The Wikipedia entry "List of concentration and internment camps" has seen the addition of the Trump administration's child detention centers which are being used to house immigrant children. The extensive list includes concentration camps used by the Nazi regime.

"As part of the 2018 Trump administration family separation policy, nearly 2,000 immigrant children have been taken from their parents and placed in 'detention centers,'" the Wikipedia entry currently reads under a section titled 'Separation of immigrant children.'

"These centers have been described by those in opposition to the policy as 'concentration camps.' The centers had previously been cited by Texas officials for more than 150 health violations," the entry reads.

“Several government officials disputed accusations of detention centers being concentration camps. Both White House Press Secretary Sarah Huckabee Sanders and Attorney General Jeff Sessions defended the policy by citing the Bible,” the Wikipedia page continued. “Sessions specifically cited Romans 13, saying, ‘I would cite you to the Apostle Paul and his clear and wise command in Romans 13, to obey the laws of the government because God has ordained the government for his purposes.’”

RTX69QO5 A view of inside U.S. Customs and Border Protection (CBP) detention facility shows children at Rio Grande Valley Centralized Processing Center in Rio Grande City, Texas, U.S., June 17, 2018. Wikipedia has now added the detention centers to its list of concentration camps. Reuters

Wikipedia is a free online encyclopedia that is hosted by the Wikimedia Foundation, with pages created and edited by volunteers around the world. Its model is based on a platform that allows users to edit the content. Since the section was added, it has sparked heated discussions among editors of the site which has led to the entry being locked from further edits to prevent vandalism.

In recent weeks, the Trump administration’s child separation and “zero-tolerance” policies have sparked enormous backlash from both Republicans and Democrats, who believe the president has gone too far in his crackdown on illegal immigrants.

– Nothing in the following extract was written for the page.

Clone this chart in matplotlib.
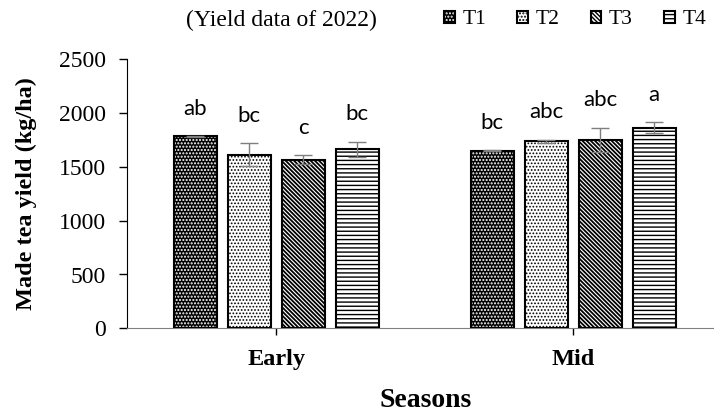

ICE officials have been separating children from their parents on the U.S.-Mexico border, including toddlers and babies, reported Associated Press. Yesterday, the news organization revealed the existence of three “tender age” shelters in South Texas. The government is also planning on opening a fourth location in Houston.

In April, Attorney General Jeff Sessions announced the Trump administration’s “zero-tolerance” policy on immigration which has since resulted in over 2,000 children being ripped away from their families while crossing the border and being detained in holding facilities that lawmakers have called “cages.”

Steve Wagner, a Department of Health and Human Services official, described the “tender age” detention centers as “facilities that are devoted to providing care to children with special needs and tender age children.”

“They’re not government facilities per se, and they have very well-trained clinicians, and those facilities meet state licensing standards for child welfare agencies, and they’re staffed by people who know how to deal with the needs—particularly of the younger children,” he said.

At a press conference on Monday, Homeland Security Secretary Kristjen Nielsen shifted the heat onto lawmakers. “Congress and the courts created this problem, and Congress alone can fix it,” she said. “Until then, we will enforce every law we have on the books to defend the sovereignty and security of the United States.”

That same day, Propublica released an audio clip of children inside one of the centers crying for their parents while a Border Patrol Agent can be heard saying, "Well, we have an orchestra here… What’s missing is a conductor.”